DataFrame

Revision as of 07:01, 21 February 2023 by Alpha5 (talk | contribs) (→‎Example)

Introduction

Data is the backbone of machine learning models. To effectively work with data, it must be organized and formatted for analysis - which is where DataFrames come into play. A DataFrame is a two-dimensional table-like data structure where rows and columns of information are organized. It's an essential concept in data analysis and widely employed in machine learning applications.

Pandas Dataframe

Dataframe is a popular pandas datatype to represent datasets in memory. A DataFrame can be thought of as a table or spreadsheet. Each column of a DataFrame has a name (a header), and each row is identified by a unique number. A Dataframe column in structured as a 2D array and each column can have its own data type.

Definition

DataFrame is a tabular data structure in which information is organized into rows and columns.
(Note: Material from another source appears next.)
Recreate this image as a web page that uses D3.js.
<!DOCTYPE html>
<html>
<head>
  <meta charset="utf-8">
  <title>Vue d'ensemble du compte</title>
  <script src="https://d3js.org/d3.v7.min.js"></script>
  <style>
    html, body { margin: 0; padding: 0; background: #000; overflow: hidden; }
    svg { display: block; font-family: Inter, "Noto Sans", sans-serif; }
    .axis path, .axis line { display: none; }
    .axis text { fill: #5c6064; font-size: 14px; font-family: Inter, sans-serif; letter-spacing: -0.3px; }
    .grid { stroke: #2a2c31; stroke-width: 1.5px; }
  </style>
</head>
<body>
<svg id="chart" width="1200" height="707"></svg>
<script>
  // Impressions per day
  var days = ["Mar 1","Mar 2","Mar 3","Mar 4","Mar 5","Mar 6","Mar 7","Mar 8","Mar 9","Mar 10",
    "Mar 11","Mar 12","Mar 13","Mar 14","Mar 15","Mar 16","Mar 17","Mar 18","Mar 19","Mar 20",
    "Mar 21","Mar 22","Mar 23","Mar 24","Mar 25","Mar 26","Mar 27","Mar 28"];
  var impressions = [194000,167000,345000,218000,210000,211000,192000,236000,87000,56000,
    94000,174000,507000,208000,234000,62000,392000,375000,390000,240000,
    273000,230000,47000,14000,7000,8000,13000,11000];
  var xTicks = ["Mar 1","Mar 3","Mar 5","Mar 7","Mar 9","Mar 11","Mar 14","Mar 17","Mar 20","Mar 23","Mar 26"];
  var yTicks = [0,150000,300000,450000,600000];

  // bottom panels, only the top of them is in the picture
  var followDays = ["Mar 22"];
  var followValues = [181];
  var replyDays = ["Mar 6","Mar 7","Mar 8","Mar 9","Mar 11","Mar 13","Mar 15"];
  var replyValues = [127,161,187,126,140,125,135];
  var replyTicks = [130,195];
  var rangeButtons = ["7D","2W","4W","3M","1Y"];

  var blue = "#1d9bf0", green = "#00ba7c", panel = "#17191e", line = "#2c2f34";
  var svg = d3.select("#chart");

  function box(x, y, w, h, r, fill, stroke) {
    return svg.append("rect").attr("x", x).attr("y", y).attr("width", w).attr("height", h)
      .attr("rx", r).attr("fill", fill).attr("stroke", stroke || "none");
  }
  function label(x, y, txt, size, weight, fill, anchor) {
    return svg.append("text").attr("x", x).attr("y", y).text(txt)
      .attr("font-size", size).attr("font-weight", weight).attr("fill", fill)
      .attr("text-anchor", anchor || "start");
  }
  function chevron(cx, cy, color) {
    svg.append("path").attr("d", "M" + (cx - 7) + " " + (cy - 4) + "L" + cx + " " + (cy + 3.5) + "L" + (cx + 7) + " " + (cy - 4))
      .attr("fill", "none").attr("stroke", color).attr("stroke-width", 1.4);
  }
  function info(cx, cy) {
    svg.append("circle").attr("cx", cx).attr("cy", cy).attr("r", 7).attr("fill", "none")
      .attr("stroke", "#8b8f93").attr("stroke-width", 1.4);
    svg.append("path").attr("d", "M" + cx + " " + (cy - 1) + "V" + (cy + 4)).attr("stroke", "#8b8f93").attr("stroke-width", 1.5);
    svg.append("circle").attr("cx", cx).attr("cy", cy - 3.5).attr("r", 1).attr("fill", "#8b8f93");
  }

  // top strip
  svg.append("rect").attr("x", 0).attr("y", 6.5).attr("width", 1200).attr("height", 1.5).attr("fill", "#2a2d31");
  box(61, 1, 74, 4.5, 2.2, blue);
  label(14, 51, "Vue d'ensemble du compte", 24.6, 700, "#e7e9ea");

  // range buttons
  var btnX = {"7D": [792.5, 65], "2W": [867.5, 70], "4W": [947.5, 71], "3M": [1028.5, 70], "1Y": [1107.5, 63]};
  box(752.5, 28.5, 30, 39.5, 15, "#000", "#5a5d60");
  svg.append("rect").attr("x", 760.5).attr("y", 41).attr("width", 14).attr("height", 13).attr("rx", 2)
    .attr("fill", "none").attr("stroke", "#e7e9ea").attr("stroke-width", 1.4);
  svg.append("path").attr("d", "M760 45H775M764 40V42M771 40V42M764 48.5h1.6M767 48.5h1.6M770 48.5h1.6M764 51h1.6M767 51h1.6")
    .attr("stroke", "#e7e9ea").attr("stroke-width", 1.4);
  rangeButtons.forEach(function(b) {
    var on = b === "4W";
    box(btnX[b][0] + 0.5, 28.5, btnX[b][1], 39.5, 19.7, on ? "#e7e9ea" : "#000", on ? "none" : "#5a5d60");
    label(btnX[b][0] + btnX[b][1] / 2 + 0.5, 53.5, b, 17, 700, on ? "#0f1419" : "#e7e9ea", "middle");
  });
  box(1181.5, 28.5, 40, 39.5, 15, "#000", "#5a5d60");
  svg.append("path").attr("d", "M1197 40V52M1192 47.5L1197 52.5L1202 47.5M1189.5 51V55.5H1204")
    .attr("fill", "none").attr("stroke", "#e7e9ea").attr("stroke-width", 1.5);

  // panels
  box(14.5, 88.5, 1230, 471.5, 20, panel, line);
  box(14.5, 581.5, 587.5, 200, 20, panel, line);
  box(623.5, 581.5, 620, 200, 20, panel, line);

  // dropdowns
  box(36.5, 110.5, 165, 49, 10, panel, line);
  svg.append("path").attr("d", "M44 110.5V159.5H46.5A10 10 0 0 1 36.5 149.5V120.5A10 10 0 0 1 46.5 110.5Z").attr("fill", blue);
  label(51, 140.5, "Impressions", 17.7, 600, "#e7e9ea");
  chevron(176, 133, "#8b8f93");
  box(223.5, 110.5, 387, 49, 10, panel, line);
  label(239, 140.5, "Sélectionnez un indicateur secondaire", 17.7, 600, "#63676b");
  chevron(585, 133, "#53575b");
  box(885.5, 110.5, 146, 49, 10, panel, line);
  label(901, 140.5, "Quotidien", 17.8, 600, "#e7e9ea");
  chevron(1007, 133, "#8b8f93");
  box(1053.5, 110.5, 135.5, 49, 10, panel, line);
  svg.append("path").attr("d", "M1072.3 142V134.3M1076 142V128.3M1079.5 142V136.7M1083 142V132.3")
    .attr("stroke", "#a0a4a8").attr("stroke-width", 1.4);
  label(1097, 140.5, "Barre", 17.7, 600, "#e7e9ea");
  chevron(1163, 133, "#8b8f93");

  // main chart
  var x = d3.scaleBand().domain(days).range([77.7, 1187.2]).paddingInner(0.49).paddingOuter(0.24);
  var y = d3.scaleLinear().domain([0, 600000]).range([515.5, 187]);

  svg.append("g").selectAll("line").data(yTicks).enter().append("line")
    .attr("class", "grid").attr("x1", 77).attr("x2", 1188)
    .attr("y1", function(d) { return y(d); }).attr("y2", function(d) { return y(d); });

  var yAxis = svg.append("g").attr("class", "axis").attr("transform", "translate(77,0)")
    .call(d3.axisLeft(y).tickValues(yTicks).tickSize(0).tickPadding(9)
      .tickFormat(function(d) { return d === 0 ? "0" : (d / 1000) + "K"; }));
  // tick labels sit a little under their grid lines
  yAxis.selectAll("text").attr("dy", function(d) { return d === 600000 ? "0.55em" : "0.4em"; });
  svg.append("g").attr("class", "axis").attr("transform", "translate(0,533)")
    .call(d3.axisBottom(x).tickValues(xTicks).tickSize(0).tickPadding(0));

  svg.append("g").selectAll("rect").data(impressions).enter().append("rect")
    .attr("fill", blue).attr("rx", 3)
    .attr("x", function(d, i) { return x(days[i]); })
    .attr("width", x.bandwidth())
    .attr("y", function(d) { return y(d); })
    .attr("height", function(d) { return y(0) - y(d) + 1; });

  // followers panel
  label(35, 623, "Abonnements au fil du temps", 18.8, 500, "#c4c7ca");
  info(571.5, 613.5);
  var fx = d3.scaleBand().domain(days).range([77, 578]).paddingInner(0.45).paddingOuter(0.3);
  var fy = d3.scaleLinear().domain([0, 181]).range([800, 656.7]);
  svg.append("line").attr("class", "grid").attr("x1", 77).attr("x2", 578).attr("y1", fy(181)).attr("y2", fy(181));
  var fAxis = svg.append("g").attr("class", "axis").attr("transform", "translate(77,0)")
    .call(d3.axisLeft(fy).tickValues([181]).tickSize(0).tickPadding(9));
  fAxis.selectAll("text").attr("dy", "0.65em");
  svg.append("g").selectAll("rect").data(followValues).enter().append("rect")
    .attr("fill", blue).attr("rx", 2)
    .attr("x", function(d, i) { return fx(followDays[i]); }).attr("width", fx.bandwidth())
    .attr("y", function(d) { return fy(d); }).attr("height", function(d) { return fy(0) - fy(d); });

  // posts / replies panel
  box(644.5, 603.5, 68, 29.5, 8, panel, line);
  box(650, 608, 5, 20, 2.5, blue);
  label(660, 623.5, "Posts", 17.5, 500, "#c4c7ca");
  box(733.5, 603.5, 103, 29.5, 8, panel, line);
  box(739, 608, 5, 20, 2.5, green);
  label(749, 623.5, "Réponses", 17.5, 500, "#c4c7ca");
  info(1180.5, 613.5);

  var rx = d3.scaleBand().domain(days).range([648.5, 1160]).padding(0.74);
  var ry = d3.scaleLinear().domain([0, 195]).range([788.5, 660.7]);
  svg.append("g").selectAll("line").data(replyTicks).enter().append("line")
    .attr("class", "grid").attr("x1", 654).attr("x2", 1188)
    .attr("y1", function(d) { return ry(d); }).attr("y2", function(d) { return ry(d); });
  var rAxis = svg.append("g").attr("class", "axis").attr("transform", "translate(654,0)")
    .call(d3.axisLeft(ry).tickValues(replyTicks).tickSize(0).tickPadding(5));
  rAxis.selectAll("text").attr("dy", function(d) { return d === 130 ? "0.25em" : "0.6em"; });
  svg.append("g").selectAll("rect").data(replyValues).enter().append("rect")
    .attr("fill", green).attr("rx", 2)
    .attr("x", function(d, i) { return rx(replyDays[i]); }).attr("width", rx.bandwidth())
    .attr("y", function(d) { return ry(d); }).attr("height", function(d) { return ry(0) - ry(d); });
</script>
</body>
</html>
It resembles an array, with rows representing instances or examples and columns representing attributes or features. Each column has a specific data type like numbers, text or dates and can be labeled with its own unique name for easy identification. The DataFrame is both flexible and powerful - capable of handling both structured and unstructured information alike.

Features

DataFrame offers several features that make it a useful tool for data analysis and machine learning. Some of the key capabilities include:

Labeling

Each column and row in a DataFrame can be labeled with an unique name or index for easy referencing and retrieving of data, making it simpler to work with large datasets.

Flexible

DataFrames are versatile data structures that can accommodate various types of information. They are capable of accommodating missing values, non-numeric data, and can easily be reshaped or transformed for new uses.

Data manipulation

DataFrames can be customized in many ways, such as selecting, filtering, merging and aggregating data. They're also useful for data visualization which aids in comprehending the data better.

Integration

DataFrames are easily integrated with other data structures, such as arrays and dictionaries, making them invaluable tools in data analysis and machine learning.

Example

An example of a DataFrame would be a table showing students' grades in class. Each row represents the student, while each column corresponds to either subject or grade. To make reference and retrieval easier, the table can be labeled with unique column and row names.

Name Subjects
Math Science English History
Alice 78 80 99 65
Bob 95 91 75 90
Charlie 68 77 75 84
Emma 94 79 88 96

In this example, the column names correspond to subjects and students are in row format. The values in the table reflect each student's grades in each subject.

Explain Like I'm 5 (ELI5)

Imagine you have a large box full of toys, and you want to organize them, so it is easier to locate the toy you want to play with. A DataFrame box with distinct compartments is the ideal solution; it helps organize different types of toys in distinct compartments for quick retrieval.